When asked what he and his group think of police efforts to manage Sunday’s march, Smolarek said, “I can’t say that we have any type of respect for any type of police department.”
“I think it’s truly outrageous that whenever there’s a gathering of white supremacists, of neo-Nazis, the police effectively function as the private security of these organizations,” Smolarek said. “And so we think that not a cent of taxpayer money should be spent giving special accommodations or protections to such fascists. We’re not saying that they should prevent them from gathering. We’re saying that they should face the consequences of their actions, they should face the response of the people. We don’t think that the government needs to ban them — we think that people are perfectly capable of banning them themselves.”
Noting that Washington, D.C. is a “progressive city” — he said the expectation is that people — progressives, including the African Americans and Latino populations targeted by white nationalists — would fill Lafayette Park “to crowd out the Nazis.”
Smolarek said he didn’t expect any violence, but “if something happens to the Nazis, it’ll be purely the result of their own aggression.”
On Friday afternoon, Black Lives Matter D.C. and a coalition of Washington-area activist organizations held a six-hour workshop to prepare for Sunday’s protests. The “action camp [focused] on teaching people their rights when demonstrating, as well as self-defense,” as DCist reported.
A number of religious groups are holding events as well. Congresswoman Eleanor Holmes Norton (D-DC) and Congressman Jamie Raskin (D-MD) led a “regional teach-in on the effects of extremist groups in American communities and effective ways to push back against the spread of hate” at Washington Hebrew Congregation Friday night, which was followed by a free Shabbat service.
And Saturday night, the Western Presbyterian Church, along with National Capital Presbytery and Friends, is hosting a service at the Western Presbyterian Church followed by a walk to the nearby Foggy Bottom Metro station, which is where Unite the Right’s march begins Sunday. The group will “offer prayer aloud and in chalk on the ground where marchers will take their first steps the next day.”
As for Sunday, the day of the rally itself, at least ten different anti-hate groups have planned formal counter-protests. (DCist has the full list here.) The largest among them, “Hate Not Welcome: No Unite the Right 2,” is being organized by Shut it Down D.C., a coalition that includes Black Lives Matter D.C., Hoods4Justice, and the D.C. Antifascist Collective.

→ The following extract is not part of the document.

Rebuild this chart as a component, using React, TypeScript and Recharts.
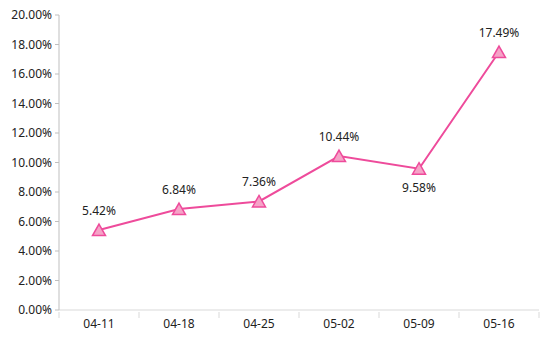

At press time, 1,500 people have RSVP’ed to the Hate Not Welcome event on Facebook, which be will begin with a three-hour “Still Here, Still Strong” rally at Freedom Plaza at noon, followed by a march to Lafayette Square. Shut it Down D.C. is also holding a battery of trainings and events in the lead-up to Sunday, including sessions on protest health, deescalation, and “understanding law enforcement tactics, equipment, and psychology.” The open letter on their event page reads, in part:
“Our lives were forever changed on August 12, 2017, when neo-Nazis, KKK and militia members, and Alt-Right trolls from across the US and North America converged on the town of Charlottesville, Virginia.
White supremacists lit torches and attacked students as young as 17 last year while the police looked on and did nothing. The next day, people bravely confronted hundreds of armed racists. In the ensuing confrontation, one person gave her life, and many more were scarred forever. Tens of thousands immediately took to the streets. Suddenly the world would never be the same.”
“We will be in the streets on August 10-12,” they write. “And we intend to win.”